Contract transferred from Bell MTS to Telus, but do you have to move?

Many Manitobans have recently opened their mail to find a letter telling them that they are being moved to a new cellphone provider.

If customers chose not to make that switch there is no termination fee, Telus spokesperson says

Some Manitobans are receiving letters that they have a new cellphone provider. (Sean Gallup/Getty Images)

Many Manitobans have recently opened their mail to find a letter telling them that they are being moved to a new cellphone provider.

But customers don't actually have to go to Telus.

"As you may know, Bell recently completed its purchase of MTS. The federal Competition Bureau has required Bell to transfer a number of MTS wireless contracts to TELUS as part of its approval process.

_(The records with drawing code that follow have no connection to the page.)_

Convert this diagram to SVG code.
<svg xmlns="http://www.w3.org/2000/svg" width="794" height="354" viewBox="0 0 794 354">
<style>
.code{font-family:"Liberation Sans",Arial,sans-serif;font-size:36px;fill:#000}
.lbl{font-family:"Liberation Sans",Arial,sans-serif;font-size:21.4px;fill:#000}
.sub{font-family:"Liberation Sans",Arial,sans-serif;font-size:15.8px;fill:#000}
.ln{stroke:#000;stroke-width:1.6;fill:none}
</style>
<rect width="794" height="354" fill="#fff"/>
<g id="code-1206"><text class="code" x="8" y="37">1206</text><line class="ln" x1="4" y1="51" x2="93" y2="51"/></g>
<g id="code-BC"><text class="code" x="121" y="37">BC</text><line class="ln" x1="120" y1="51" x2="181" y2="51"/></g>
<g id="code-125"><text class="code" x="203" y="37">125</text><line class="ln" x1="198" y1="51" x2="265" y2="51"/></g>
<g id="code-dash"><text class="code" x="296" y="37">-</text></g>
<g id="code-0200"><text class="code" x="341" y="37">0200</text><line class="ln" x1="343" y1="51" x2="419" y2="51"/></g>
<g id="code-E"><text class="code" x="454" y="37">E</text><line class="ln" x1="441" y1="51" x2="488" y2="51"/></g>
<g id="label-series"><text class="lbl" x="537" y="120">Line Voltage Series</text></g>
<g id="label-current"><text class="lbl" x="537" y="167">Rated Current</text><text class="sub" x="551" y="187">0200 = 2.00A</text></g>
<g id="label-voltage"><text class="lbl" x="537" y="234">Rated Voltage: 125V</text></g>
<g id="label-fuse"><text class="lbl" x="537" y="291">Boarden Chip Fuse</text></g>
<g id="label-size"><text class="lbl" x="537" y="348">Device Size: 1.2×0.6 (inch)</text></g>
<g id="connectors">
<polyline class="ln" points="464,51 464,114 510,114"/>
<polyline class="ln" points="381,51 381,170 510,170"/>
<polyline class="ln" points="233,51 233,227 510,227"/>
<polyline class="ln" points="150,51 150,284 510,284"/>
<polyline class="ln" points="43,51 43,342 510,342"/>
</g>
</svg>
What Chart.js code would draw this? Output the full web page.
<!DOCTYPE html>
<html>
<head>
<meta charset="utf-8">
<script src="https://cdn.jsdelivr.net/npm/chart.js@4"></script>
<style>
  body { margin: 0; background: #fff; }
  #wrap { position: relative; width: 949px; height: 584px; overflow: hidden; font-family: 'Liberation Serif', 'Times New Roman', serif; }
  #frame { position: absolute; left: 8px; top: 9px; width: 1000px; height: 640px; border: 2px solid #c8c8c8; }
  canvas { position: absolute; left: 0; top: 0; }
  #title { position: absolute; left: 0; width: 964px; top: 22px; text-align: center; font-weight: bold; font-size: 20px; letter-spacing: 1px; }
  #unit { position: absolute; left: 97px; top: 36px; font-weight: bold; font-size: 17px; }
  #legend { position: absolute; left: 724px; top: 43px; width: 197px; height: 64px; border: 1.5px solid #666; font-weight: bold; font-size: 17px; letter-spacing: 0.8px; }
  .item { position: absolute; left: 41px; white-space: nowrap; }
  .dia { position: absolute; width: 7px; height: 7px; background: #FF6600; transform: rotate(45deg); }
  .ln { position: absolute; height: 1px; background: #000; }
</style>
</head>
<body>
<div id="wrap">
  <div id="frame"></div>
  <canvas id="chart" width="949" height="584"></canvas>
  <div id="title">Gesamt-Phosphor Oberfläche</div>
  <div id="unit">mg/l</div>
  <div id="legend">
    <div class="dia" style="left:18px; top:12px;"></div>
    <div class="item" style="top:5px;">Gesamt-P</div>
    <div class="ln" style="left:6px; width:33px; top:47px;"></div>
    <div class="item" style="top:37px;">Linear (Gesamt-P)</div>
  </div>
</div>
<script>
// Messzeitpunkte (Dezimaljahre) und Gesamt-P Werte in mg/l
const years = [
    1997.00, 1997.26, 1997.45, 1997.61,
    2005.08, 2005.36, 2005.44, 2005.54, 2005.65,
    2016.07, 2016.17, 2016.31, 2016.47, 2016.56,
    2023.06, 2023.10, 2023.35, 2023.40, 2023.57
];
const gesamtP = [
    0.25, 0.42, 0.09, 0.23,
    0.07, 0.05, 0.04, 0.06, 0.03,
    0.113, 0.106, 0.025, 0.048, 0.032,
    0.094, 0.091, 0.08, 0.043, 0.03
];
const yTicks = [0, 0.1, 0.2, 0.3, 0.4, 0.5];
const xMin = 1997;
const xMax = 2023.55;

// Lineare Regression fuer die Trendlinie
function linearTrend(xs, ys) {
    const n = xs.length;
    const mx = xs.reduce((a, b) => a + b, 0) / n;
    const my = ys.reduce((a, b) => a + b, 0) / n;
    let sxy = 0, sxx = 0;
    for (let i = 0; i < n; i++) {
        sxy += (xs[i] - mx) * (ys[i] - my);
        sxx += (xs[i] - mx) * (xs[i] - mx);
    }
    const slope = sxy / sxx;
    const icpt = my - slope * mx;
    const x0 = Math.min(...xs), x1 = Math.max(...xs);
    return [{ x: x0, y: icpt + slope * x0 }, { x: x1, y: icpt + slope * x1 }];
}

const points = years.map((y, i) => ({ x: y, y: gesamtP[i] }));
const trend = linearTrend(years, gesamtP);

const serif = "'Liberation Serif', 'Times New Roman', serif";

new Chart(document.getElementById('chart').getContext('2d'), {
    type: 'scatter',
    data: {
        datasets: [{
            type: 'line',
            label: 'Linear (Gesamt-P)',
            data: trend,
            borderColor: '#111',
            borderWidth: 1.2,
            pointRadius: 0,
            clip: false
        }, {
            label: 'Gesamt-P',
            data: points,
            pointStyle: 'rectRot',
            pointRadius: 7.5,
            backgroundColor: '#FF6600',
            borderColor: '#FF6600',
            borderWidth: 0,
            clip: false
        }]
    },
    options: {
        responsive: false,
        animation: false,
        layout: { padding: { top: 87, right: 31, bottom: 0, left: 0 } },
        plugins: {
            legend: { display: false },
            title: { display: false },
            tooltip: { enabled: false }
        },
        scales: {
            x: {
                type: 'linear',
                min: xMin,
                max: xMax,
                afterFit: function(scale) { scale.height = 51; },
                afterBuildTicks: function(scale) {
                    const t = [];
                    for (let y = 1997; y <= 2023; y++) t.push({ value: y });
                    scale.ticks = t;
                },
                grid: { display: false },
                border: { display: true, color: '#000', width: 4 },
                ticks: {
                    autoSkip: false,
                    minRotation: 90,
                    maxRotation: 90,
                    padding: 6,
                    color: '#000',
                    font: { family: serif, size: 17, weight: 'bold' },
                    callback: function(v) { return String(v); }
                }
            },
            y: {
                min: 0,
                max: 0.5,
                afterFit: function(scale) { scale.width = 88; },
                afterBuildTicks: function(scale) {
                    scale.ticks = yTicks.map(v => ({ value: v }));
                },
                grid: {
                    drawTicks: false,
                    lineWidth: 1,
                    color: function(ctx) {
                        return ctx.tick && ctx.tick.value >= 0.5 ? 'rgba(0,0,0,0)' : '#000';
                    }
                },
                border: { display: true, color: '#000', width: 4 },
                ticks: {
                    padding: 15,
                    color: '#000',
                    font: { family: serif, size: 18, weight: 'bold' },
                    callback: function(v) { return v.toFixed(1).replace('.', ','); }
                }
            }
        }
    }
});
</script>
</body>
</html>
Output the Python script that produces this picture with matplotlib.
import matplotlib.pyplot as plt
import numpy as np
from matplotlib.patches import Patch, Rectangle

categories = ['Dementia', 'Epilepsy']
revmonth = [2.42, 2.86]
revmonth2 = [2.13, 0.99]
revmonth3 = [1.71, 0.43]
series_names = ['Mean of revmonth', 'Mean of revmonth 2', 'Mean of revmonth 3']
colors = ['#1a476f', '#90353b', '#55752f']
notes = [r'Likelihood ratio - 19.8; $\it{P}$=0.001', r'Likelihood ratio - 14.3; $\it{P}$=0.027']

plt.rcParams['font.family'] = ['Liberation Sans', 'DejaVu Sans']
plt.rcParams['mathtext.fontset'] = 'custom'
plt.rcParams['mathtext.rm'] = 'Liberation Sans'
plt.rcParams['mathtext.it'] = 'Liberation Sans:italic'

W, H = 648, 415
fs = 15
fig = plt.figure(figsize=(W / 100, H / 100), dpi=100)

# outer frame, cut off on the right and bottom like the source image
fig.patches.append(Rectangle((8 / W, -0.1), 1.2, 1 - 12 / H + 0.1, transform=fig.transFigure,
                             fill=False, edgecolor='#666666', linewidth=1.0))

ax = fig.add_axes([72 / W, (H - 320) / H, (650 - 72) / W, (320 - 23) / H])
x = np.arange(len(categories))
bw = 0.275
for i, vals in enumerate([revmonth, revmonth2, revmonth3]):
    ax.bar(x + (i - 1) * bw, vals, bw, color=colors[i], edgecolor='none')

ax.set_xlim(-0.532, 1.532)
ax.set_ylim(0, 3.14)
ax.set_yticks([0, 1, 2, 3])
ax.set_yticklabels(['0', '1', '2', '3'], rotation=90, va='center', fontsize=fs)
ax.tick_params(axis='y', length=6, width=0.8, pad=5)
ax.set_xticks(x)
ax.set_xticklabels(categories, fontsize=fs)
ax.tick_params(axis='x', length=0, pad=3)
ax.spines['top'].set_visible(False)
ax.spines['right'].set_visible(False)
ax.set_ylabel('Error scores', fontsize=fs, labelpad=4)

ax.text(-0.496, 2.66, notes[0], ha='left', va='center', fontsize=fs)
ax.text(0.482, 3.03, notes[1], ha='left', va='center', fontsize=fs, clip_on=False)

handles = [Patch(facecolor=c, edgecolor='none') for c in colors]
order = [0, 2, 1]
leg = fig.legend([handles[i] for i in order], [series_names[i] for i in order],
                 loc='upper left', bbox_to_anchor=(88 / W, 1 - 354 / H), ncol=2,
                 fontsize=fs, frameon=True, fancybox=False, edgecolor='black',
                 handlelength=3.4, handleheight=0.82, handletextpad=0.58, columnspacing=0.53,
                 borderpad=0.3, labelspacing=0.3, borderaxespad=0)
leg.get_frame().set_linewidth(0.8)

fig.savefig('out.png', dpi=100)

Your contract is one of those being transferred," the letter from MTS said.

BCE Inc. bought Manitoba Telecom Services Inc. in a deal valued at $3.9 billion, which created Bell MTS. Bell picked up approximately 710,000 wireless, internet and internet protocol TV customers in Manitoba, representing an increase of five per cent in its total broadband service subscribers.

But part of the deal meant BCE agreed to sell about one-quarter of Manitoba Telecom's monthly contract wireless customers, impacting about 100,000 people, to Vancouver-based Telus Corp. in a $300-million deal.

Bell MTS recently started notifying people by mail, including a welcoming letter from Telus, instructions on how to switch providers and get a new Telus SIM card.

It's left a lot of people going to social media with concerns about the move.

However, just because you get the letter doesn't mean you have to go to Telus.

"Ultimately every customer does have a choice in who their network provider is … and if customers are choosing not to make that switch there is no termination fee," said Liz Sauve, a Telus spokesperson.

If people decide to make the transition, Sauve said they will be able to keep their cell numbers and she hopes people will give the company a chance.

"Customers can transition over to Telus worry-free because you are really coming with that same contract," she said.

"We understand that change can be daunting."

A new network-sharing agreement between Telus and Bell also means that outside of major centres, both companies are on the same network across the province. So people are roaming on the same 4G LTE network.

While people are not being forced to switch, Sauve said Telus is working to make it worth customers' while. 

"We are really hoping to win over Manitobans," Sauve said.